- Data provided -
##############################

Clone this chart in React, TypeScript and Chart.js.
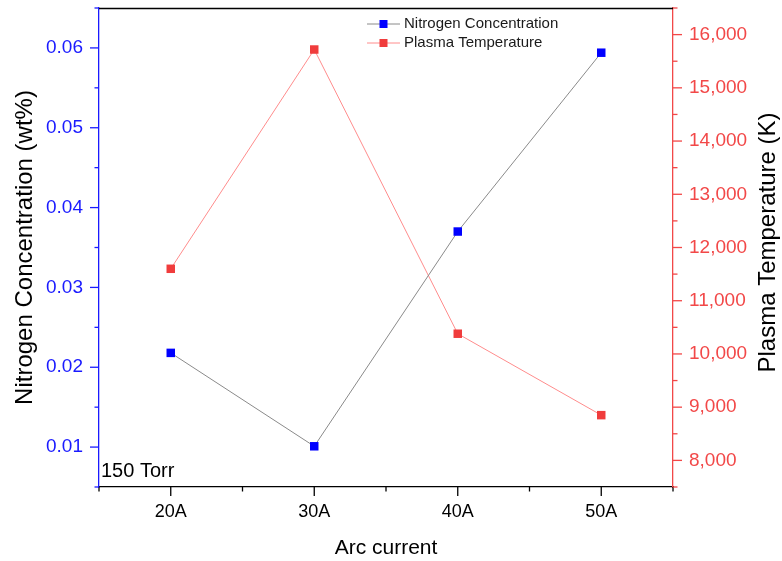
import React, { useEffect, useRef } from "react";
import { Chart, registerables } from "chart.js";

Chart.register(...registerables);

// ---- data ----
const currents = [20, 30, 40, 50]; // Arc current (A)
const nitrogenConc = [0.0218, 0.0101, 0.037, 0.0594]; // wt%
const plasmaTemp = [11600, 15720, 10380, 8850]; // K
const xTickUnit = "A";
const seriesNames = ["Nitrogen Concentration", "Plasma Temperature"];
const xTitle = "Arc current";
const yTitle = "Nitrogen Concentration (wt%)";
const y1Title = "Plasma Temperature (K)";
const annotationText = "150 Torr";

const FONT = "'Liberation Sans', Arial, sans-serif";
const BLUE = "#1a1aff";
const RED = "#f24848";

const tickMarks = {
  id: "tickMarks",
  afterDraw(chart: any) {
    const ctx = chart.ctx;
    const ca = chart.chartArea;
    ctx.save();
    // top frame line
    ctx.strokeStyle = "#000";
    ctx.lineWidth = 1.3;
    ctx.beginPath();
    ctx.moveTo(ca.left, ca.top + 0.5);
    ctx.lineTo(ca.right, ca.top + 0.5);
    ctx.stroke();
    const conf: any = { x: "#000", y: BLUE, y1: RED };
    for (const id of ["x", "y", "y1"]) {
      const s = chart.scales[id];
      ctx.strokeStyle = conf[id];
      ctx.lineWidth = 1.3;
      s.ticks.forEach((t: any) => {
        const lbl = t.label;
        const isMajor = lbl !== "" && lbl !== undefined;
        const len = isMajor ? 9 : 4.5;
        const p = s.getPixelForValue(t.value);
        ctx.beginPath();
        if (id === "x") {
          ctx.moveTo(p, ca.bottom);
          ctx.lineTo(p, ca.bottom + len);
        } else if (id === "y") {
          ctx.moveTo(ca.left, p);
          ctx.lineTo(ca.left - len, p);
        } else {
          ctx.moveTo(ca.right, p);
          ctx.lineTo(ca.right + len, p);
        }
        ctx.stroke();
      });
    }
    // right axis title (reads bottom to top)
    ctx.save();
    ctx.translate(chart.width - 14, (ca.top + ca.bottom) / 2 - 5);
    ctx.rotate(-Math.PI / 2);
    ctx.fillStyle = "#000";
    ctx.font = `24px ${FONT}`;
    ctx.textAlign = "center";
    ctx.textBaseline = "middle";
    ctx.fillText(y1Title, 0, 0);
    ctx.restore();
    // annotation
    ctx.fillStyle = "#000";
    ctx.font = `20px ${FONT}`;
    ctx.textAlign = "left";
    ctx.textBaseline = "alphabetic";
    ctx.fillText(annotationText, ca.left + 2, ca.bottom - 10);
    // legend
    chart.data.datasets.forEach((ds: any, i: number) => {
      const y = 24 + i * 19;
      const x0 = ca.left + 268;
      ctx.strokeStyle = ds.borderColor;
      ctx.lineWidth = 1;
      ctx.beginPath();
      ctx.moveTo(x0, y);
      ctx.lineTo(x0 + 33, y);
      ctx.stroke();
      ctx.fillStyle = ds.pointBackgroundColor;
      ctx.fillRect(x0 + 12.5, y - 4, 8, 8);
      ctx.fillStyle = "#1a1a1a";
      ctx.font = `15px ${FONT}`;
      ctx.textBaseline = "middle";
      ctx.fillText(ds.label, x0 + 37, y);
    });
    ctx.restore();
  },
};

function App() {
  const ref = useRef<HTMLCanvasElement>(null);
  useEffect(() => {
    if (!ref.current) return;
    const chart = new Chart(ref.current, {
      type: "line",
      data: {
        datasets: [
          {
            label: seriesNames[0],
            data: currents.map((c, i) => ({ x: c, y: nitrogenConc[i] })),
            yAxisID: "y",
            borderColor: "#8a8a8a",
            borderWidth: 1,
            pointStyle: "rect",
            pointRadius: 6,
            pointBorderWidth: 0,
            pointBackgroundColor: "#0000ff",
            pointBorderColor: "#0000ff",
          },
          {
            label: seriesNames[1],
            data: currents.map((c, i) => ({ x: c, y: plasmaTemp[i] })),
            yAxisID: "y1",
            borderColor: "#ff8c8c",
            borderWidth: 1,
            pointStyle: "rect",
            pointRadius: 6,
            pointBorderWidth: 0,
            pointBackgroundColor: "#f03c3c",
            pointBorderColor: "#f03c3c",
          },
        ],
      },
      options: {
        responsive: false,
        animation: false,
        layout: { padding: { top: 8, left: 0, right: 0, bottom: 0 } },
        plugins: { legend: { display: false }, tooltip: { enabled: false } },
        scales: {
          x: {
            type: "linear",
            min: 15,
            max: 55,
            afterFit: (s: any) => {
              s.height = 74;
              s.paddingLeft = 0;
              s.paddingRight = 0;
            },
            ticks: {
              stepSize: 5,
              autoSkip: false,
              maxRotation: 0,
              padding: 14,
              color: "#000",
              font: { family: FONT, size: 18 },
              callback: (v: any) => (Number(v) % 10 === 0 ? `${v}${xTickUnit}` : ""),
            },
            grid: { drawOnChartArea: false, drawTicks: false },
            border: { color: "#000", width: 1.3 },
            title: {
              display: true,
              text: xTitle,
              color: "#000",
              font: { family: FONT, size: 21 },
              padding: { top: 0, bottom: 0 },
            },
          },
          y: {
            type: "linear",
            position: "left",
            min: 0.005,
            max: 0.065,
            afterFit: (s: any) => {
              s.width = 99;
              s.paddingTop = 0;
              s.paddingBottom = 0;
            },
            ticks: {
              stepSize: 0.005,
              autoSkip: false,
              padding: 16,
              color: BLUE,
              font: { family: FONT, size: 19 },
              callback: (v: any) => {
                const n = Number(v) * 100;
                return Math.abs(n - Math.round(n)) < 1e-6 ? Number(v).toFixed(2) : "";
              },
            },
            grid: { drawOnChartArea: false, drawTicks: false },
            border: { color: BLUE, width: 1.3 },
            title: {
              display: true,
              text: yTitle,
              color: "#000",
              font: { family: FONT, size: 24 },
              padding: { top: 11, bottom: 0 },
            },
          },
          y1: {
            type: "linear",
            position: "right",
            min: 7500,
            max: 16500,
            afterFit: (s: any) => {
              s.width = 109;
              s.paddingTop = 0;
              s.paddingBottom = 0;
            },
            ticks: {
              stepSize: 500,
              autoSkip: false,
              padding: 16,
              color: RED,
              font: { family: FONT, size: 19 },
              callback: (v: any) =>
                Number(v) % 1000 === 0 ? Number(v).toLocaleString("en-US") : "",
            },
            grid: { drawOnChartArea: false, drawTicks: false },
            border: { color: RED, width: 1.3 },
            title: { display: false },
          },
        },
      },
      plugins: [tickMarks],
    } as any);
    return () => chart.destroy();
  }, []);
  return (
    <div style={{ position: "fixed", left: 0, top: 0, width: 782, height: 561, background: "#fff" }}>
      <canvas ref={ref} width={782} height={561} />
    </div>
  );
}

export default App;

##############################

Copy the material above in full and exactly, skipping pictures.

Clone this chart in React, TypeScript and Chart.js.
import React, { useEffect, useRef } from "react";
import { Chart, registerables } from "chart.js";

Chart.register(...registerables);

// ---- data ----
const currents = [20, 30, 40, 50]; // Arc current (A)
const nitrogenConc = [0.0218, 0.0101, 0.037, 0.0594]; // wt%
const plasmaTemp = [11600, 15720, 10380, 8850]; // K
const xTickUnit = "A";
const seriesNames = ["Nitrogen Concentration", "Plasma Temperature"];
const xTitle = "Arc current";
const yTitle = "Nitrogen Concentration (wt%)";
const y1Title = "Plasma Temperature (K)";
const annotationText = "150 Torr";

const FONT = "'Liberation Sans', Arial, sans-serif";
const BLUE = "#1a1aff";
const RED = "#f24848";

const tickMarks = {
  id: "tickMarks",
  afterDraw(chart: any) {
    const ctx = chart.ctx;
    const ca = chart.chartArea;
    ctx.save();
    // top frame line
    ctx.strokeStyle = "#000";
    ctx.lineWidth = 1.3;
    ctx.beginPath();
    ctx.moveTo(ca.left, ca.top + 0.5);
    ctx.lineTo(ca.right, ca.top + 0.5);
    ctx.stroke();
    const conf: any = { x: "#000", y: BLUE, y1: RED };
    for (const id of ["x", "y", "y1"]) {
      const s = chart.scales[id];
      ctx.strokeStyle = conf[id];
      ctx.lineWidth = 1.3;
      s.ticks.forEach((t: any) => {
        const lbl = t.label;
        const isMajor = lbl !== "" && lbl !== undefined;
        const len = isMajor ? 9 : 4.5;
        const p = s.getPixelForValue(t.value);
        ctx.beginPath();
        if (id === "x") {
          ctx.moveTo(p, ca.bottom);
          ctx.lineTo(p, ca.bottom + len);
        } else if (id === "y") {
          ctx.moveTo(ca.left, p);
          ctx.lineTo(ca.left - len, p);
        } else {
          ctx.moveTo(ca.right, p);
          ctx.lineTo(ca.right + len, p);
        }
        ctx.stroke();
      });
    }
    // right axis title (reads bottom to top)
    ctx.save();
    ctx.translate(chart.width - 14, (ca.top + ca.bottom) / 2 - 5);
    ctx.rotate(-Math.PI / 2);
    ctx.fillStyle = "#000";
    ctx.font = `24px ${FONT}`;
    ctx.textAlign = "center";
    ctx.textBaseline = "middle";
    ctx.fillText(y1Title, 0, 0);
    ctx.restore();
    // annotation
    ctx.fillStyle = "#000";
    ctx.font = `20px ${FONT}`;
    ctx.textAlign = "left";
    ctx.textBaseline = "alphabetic";
    ctx.fillText(annotationText, ca.left + 2, ca.bottom - 10);
    // legend
    chart.data.datasets.forEach((ds: any, i: number) => {
      const y = 24 + i * 19;
      const x0 = ca.left + 268;
      ctx.strokeStyle = ds.borderColor;
      ctx.lineWidth = 1;
      ctx.beginPath();
      ctx.moveTo(x0, y);
      ctx.lineTo(x0 + 33, y);
      ctx.stroke();
      ctx.fillStyle = ds.pointBackgroundColor;
      ctx.fillRect(x0 + 12.5, y - 4, 8, 8);
      ctx.fillStyle = "#1a1a1a";
      ctx.font = `15px ${FONT}`;
      ctx.textBaseline = "middle";
      ctx.fillText(ds.label, x0 + 37, y);
    });
    ctx.restore();
  },
};

function App() {
  const ref = useRef<HTMLCanvasElement>(null);
  useEffect(() => {
    if (!ref.current) return;
    const chart = new Chart(ref.current, {
      type: "line",
      data: {
        datasets: [
          {
            label: seriesNames[0],
            data: currents.map((c, i) => ({ x: c, y: nitrogenConc[i] })),
            yAxisID: "y",
            borderColor: "#8a8a8a",
            borderWidth: 1,
            pointStyle: "rect",
            pointRadius: 6,
            pointBorderWidth: 0,
            pointBackgroundColor: "#0000ff",
            pointBorderColor: "#0000ff",
          },
          {
            label: seriesNames[1],
            data: currents.map((c, i) => ({ x: c, y: plasmaTemp[i] })),
            yAxisID: "y1",
            borderColor: "#ff8c8c",
            borderWidth: 1,
            pointStyle: "rect",
            pointRadius: 6,
            pointBorderWidth: 0,
            pointBackgroundColor: "#f03c3c",
            pointBorderColor: "#f03c3c",
          },
        ],
      },
      options: {
        responsive: false,
        animation: false,
        layout: { padding: { top: 8, left: 0, right: 0, bottom: 0 } },
        plugins: { legend: { display: false }, tooltip: { enabled: false } },
        scales: {
          x: {
            type: "linear",
            min: 15,
            max: 55,
            afterFit: (s: any) => {
              s.height = 74;
              s.paddingLeft = 0;
              s.paddingRight = 0;
            },
            ticks: {
              stepSize: 5,
              autoSkip: false,
              maxRotation: 0,
              padding: 14,
              color: "#000",
              font: { family: FONT, size: 18 },
              callback: (v: any) => (Number(v) % 10 === 0 ? `${v}${xTickUnit}` : ""),
            },
            grid: { drawOnChartArea: false, drawTicks: false },
            border: { color: "#000", width: 1.3 },
            title: {
              display: true,
              text: xTitle,
              color: "#000",
              font: { family: FONT, size: 21 },
              padding: { top: 0, bottom: 0 },
            },
          },
          y: {
            type: "linear",
            position: "left",
            min: 0.005,
            max: 0.065,
            afterFit: (s: any) => {
              s.width = 99;
              s.paddingTop = 0;
              s.paddingBottom = 0;
            },
            ticks: {
              stepSize: 0.005,
              autoSkip: false,
              padding: 16,
              color: BLUE,
              font: { family: FONT, size: 19 },
              callback: (v: any) => {
                const n = Number(v) * 100;
                return Math.abs(n - Math.round(n)) < 1e-6 ? Number(v).toFixed(2) : "";
              },
            },
            grid: { drawOnChartArea: false, drawTicks: false },
            border: { color: BLUE, width: 1.3 },
            title: {
              display: true,
              text: yTitle,
              color: "#000",
              font: { family: FONT, size: 24 },
              padding: { top: 11, bottom: 0 },
            },
          },
          y1: {
            type: "linear",
            position: "right",
            min: 7500,
            max: 16500,
            afterFit: (s: any) => {
              s.width = 109;
              s.paddingTop = 0;
              s.paddingBottom = 0;
            },
            ticks: {
              stepSize: 500,
              autoSkip: false,
              padding: 16,
              color: RED,
              font: { family: FONT, size: 19 },
              callback: (v: any) =>
                Number(v) % 1000 === 0 ? Number(v).toLocaleString("en-US") : "",
            },
            grid: { drawOnChartArea: false, drawTicks: false },
            border: { color: RED, width: 1.3 },
            title: { display: false },
          },
        },
      },
      plugins: [tickMarks],
    } as any);
    return () => chart.destroy();
  }, []);
  return (
    <div style={{ position: "fixed", left: 0, top: 0, width: 782, height: 561, background: "#fff" }}>
      <canvas ref={ref} width={782} height={561} />
    </div>
  );
}

export default App;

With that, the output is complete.